Socially influenced spends:
This is the age of social media, and digital media ad revenue that has generated in 2020 alone more than $5.9 billion. Socially influenced spending, a category unto itself, is responsible for a large chunk of those dollars. Socially influenced spends are those spends that wouldn’t otherwise happen until you come across a product or an accessory owned by someone from your social circle. It follows the theory that you want what other people have and is a major tax on your savings.
Solution:
Essentially, you need to use the inner voice of reason as you scroll through the potential buy. Remind yourself of what you have, what you want, and your current financial situation immediately after looking at a potential object that someone you know is flaunting on social media. It can keep you more aware of your desires and where they’re coming from. You can also go through all the stuff you own that you’ve barely used that were socially influenced to give you a picture of necessity.
Material desires:
Material desires are the catch-all category. As a society, we just want more stuff! We believe more material things mean more happiness, more fulfillment, more prestige... When in fact, material things can simply mean more stress, more clutter, more debit.
Solutions:
Admittedly, material desires are unavoidable. But what if they were? What if you stuck to what you needed and didn’t go after everything you wanted? What about homemade meals instead of dining out every night? What about a trip to the local park instead of splurging at the mall? Or, even visiting your parents instead of going on a world tour. The ideal way to go about material desires is to replace them with something cheaper and more fulfilling.
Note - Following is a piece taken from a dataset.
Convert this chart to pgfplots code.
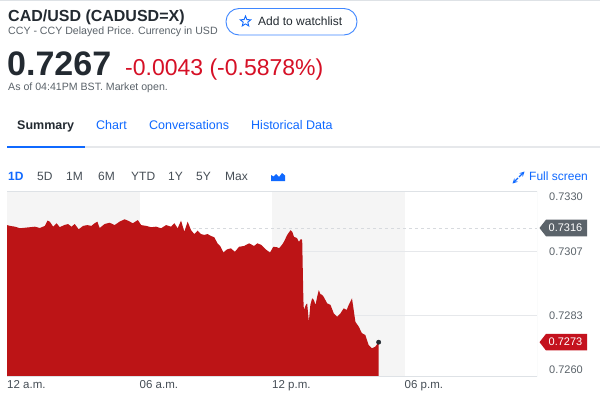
\documentclass[border=0pt]{standalone}
\usepackage{fontspec}
\setmainfont{Liberation Sans}
\usepackage{pgfplots}
\usepackage{pgfplotstable}
\pgfplotsset{compat=1.18}
\usetikzlibrary{shapes.geometric}
\definecolor{areared}{RGB}{188,20,22}
\definecolor{txtred}{RGB}{214,16,38}
\definecolor{tagred}{RGB}{196,18,30}
\definecolor{ydark}{RGB}{35,42,49}
\definecolor{ymid}{RGB}{70,78,86}
\definecolor{ygray}{RGB}{91,99,106}
\definecolor{yblue}{RGB}{15,105,255}
\definecolor{bandgray}{RGB}{245,245,245}
\definecolor{gridc}{RGB}{230,232,235}
\definecolor{dashc}{RGB}{215,218,222}
\definecolor{bordc}{RGB}{222,226,230}
\definecolor{taggray}{RGB}{91,99,106}
\newcommand\fs[1]{\fontsize{#1}{#1}\selectfont}

\pgfplotstableread{
h v
0.000 0.73171
0.135 0.73168
0.361 0.73165
0.586 0.73159
0.812 0.73161
1.038 0.73163
1.263 0.73165
1.489 0.73160
1.714 0.73168
1.836 0.73188
1.940 0.73184
2.089 0.73165
2.242 0.73178
2.391 0.73163
2.585 0.73171
2.765 0.73175
2.919 0.73165
3.068 0.73175
3.248 0.73155
3.442 0.73168
3.641 0.73171
3.821 0.73168
3.970 0.73178
4.092 0.73184
4.195 0.73160
4.421 0.73175
4.647 0.73180
4.872 0.73171
5.098 0.73184
5.323 0.73193
5.472 0.73188
5.698 0.73178
5.923 0.73190
6.077 0.73171
6.302 0.73168
6.528 0.73163
6.753 0.73165
6.979 0.73159
7.204 0.73171
7.430 0.73165
7.579 0.73178
7.728 0.73159
7.881 0.73188
8.030 0.73146
8.179 0.73184
8.332 0.73152
8.481 0.73137
8.630 0.73150
8.783 0.73137
8.932 0.73134
9.081 0.73137
9.235 0.73130
9.384 0.73125
9.533 0.73102
9.654 0.73092
9.803 0.73067
9.958 0.73079
10.137 0.73083
10.317 0.73070
10.511 0.73089
10.737 0.73092
10.962 0.73102
11.188 0.73092
11.337 0.73102
11.517 0.73096
11.716 0.73079
11.910 0.73067
12.059 0.73089
12.239 0.73087
12.316 0.73083
12.451 0.73096
12.541 0.73108
12.690 0.73134
12.843 0.73152
12.924 0.73145
12.993 0.73127
13.128 0.73122
13.218 0.73108
13.308 0.73118
13.367 0.73115
13.421 0.72888
13.444 0.72850
13.534 0.72869
13.592 0.72875
13.669 0.72805
13.737 0.72869
13.818 0.72894
13.895 0.72888
13.971 0.72869
14.053 0.72903
14.120 0.72925
14.188 0.72910
14.270 0.72907
14.346 0.72899
14.495 0.72875
14.648 0.72869
14.797 0.72837
14.946 0.72824
15.099 0.72837
15.248 0.72856
15.383 0.72850
15.474 0.72869
15.622 0.72894
15.699 0.72850
15.776 0.72805
15.925 0.72787
16.073 0.72762
16.227 0.72755
16.376 0.72717
16.525 0.72705
16.678 0.72711
16.829 0.72728
}\pricedata

\begin{document}
\begin{tikzpicture}
\useasboundingbox (0,0) rectangle (600pt,-396pt);
\fill[white] (0,0) rectangle (600pt,-396pt);
\draw[bordc,line width=0.6pt] (0,-0.3pt) -- (600pt,-0.3pt);
% header
\node[anchor=base west,inner sep=0] at (8pt,-22pt) {\fs{16}\bfseries\color{ydark}CAD/USD (CADUSD=X)};
\node[anchor=base west,inner sep=0] at (8pt,-34.5pt) {\fs{10.6}\color{ygray}CCY - CCY Delayed Price. Currency in USD};
\node[anchor=base west,inner sep=0] at (7pt,-75pt) {\fs{34}\bfseries\color{ydark}0.7267};
\node[anchor=base west,inner sep=0] at (125pt,-75pt) {\fs{23}\color{txtred}-0.0043 (-0.5878\%)};
\node[anchor=base west,inner sep=0] at (8pt,-91pt) {\fs{10.6}\color{ygray}As of 04:41PM BST. Market open.};
% watchlist button
\draw[yblue!80,line width=0.9pt,rounded corners=13pt] (226pt,-8.5pt) rectangle (357pt,-35pt);
\node[star,star points=5,star point ratio=2.3,draw=yblue,line width=0.9pt,minimum size=11pt,inner sep=0] at (245.5pt,-21.5pt) {};
\node[anchor=base west,inner sep=0] at (258pt,-26pt) {\fs{12}\color{ydark}Add to watchlist};
% tabs
\node[anchor=base west,inner sep=0] at (17pt,-129.5pt) {\fs{12.5}\bfseries\color{ydark}Summary};
\node[anchor=base west,inner sep=0] at (96pt,-129.5pt) {\fs{12.5}\color{yblue}Chart};
\node[anchor=base west,inner sep=0] at (149pt,-129.5pt) {\fs{12.5}\color{yblue}Conversations};
\node[anchor=base west,inner sep=0] at (251pt,-129.5pt) {\fs{12.5}\color{yblue}Historical Data};
\draw[gridc,line width=1.6pt] (7pt,-147pt) -- (600pt,-147pt);
\draw[yblue,line width=2.6pt] (7pt,-147pt) -- (85pt,-147pt);
% range row
\node[anchor=base west,inner sep=0] at (8pt,-180.5pt) {\fs{12}\bfseries\color{yblue}1D};
\node[anchor=base west,inner sep=0] at (37pt,-180.5pt) {\fs{12}\color{ymid}5D};
\node[anchor=base west,inner sep=0] at (66pt,-180.5pt) {\fs{12}\color{ymid}1M};
\node[anchor=base west,inner sep=0] at (98pt,-180.5pt) {\fs{12}\color{ymid}6M};
\node[anchor=base west,inner sep=0] at (131pt,-180.5pt) {\fs{12}\color{ymid}YTD};
\node[anchor=base west,inner sep=0] at (168pt,-180.5pt) {\fs{12}\color{ymid}1Y};
\node[anchor=base west,inner sep=0] at (196pt,-180.5pt) {\fs{12}\color{ymid}5Y};
\node[anchor=base west,inner sep=0] at (225pt,-180.5pt) {\fs{12}\color{ymid}Max};
\fill[yblue] (271pt,-181pt) -- (271pt,-175pt) -- (273.5pt,-176.5pt) -- (276pt,-174pt) -- (279pt,-177pt) -- (282pt,-173pt) -- (285pt,-175.5pt) -- (285pt,-181pt) -- cycle;
\node[anchor=base west,inner sep=0] at (529pt,-180.5pt) {\fs{12}\color{yblue}Full screen};
\draw[yblue,line width=1.2pt,->,>=stealth] (519pt,-177pt) -- (524.5pt,-171.5pt);
\draw[yblue,line width=1.2pt,->,>=stealth] (518pt,-178pt) -- (512.5pt,-183.5pt);
% chart
\begin{axis}[
  at={(7pt,-376pt)}, anchor=south west, scale only axis,
  width=530pt, height=185pt,
  xmin=0, xmax=24, ymin=0.7260, ymax=0.7330,
  axis line style={draw=none},
  xtick={0,6,12,18}, xticklabels={12 a.m.,06 a.m.,12 p.m.,06 p.m.},
  ytick={0.7283,0.7307}, yticklabels={0.7283,0.7307},
  yticklabel pos=right,
  major tick length=0pt, tick style={draw=none},
  xticklabel style={anchor=north west, inner sep=0pt, yshift=-4.5pt, font=\fs{11.5}, text=ymid},
  yticklabel style={anchor=west, inner sep=0pt, xshift=12pt, font=\fs{11}, text=ygray},
]
\fill[bandgray] (axis cs:0,0.7260) rectangle (axis cs:6,0.7330);
\fill[bandgray] (axis cs:12,0.7260) rectangle (axis cs:18,0.7330);
\draw[gridc,line width=0.8pt] (axis cs:0,0.7307) -- (axis cs:24,0.7307);
\draw[gridc,line width=0.8pt] (axis cs:0,0.7283) -- (axis cs:24,0.7283);
\draw[dashc,dash pattern=on 3pt off 3pt,line width=0.5pt] (axis cs:0,0.7316) -- (axis cs:24,0.7316);
\addplot[fill=areared,draw=none] table[x=h,y=v] {\pricedata} \closedcycle;
\addplot[only marks,mark=*,mark size=2.2pt,color=ydark] coordinates {(16.829,0.72728)};
\draw[bordc,line width=0.8pt] (rel axis cs:0,1) -- (rel axis cs:1,1) -- (rel axis cs:1,0) -- (rel axis cs:0,0);
\coordinate (pc) at (axis cs:24,0.7316);
\coordinate (lp) at (axis cs:24,0.72728);
\coordinate (ytop) at (axis cs:24,0.7330);
\coordinate (ybot) at (axis cs:24,0.7260);
\end{axis}
\node[anchor=north west,inner sep=0,text=ygray] at ([xshift=12pt,yshift=-2pt]ytop) {\fs{11}0.7330};
\node[anchor=south west,inner sep=0,text=ygray] at ([xshift=12pt,yshift=2pt]ybot) {\fs{11}0.7260};
\fill[taggray] ([xshift=2.5pt]pc) -- ++(6.5pt,8.3pt) -- ++(41pt,0) -- ++(0,-16.6pt) -- ++(-41pt,0) -- cycle;
\node[anchor=west,inner sep=0,text=white] at ([xshift=11.5pt]pc) {\fs{11}0.7316};
\fill[tagred] ([xshift=2.5pt]lp) -- ++(6.5pt,8.3pt) -- ++(41pt,0) -- ++(0,-16.6pt) -- ++(-41pt,0) -- cycle;
\node[anchor=west,inner sep=0,text=white] at ([xshift=11.5pt]lp) {\fs{11}0.7273};
\end{tikzpicture}
\end{document}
Another method to counter these sorts of spends is to leave your credit card at home or far away from your computer or mobile device. The lack of access to money will prevent you from spending regardless of how much you want to buy it, and irrespective of what kind of spend it is.
Countering your spending is more than half the work done! Now let’s look at saving more.
Saving more
Ensure that you save on an incremental basis. This is to say you add more money to your savings account every month as compared to the previous month. You can dovetail this with spending less and transfer the money you save from that practice to your savings.
Tracking your savings:
It is important to track your savings, collecting as much detail as possible from your account before organizing it into multiple categories. Once done, you can focus on where you can save the most, and how best to eliminate needless spends. Getting an overall picture of your income and expenses is the best way to build a framework for saving less and spending more.
Accounts:
You can also look at a TFSA or an RRSP account that are savings vehicles focused on the short and long term. The TFSA allows you to save without withdrawal taxes while the RRSP is perfect for a retirement savings plan.
You are already in a good place if you are debt-free. But saving money becomes more difficult if you have accrued debt. It also becomes more necessary to pay off the debts before you can begin to think about ways to improve your savings. Once debt-free, you can focus on maximizing your savings.
Keeping in mind the key principles behind saving and spending can help you improve the decisions you make financially. Eventually, you will reach a point where your decision making has improved, and it reflects in your bank account every month. Consistency, composure, and confidence in yourself to execute all your plans, while constantly monitoring your spending habits will help you reach your savings goals, every time.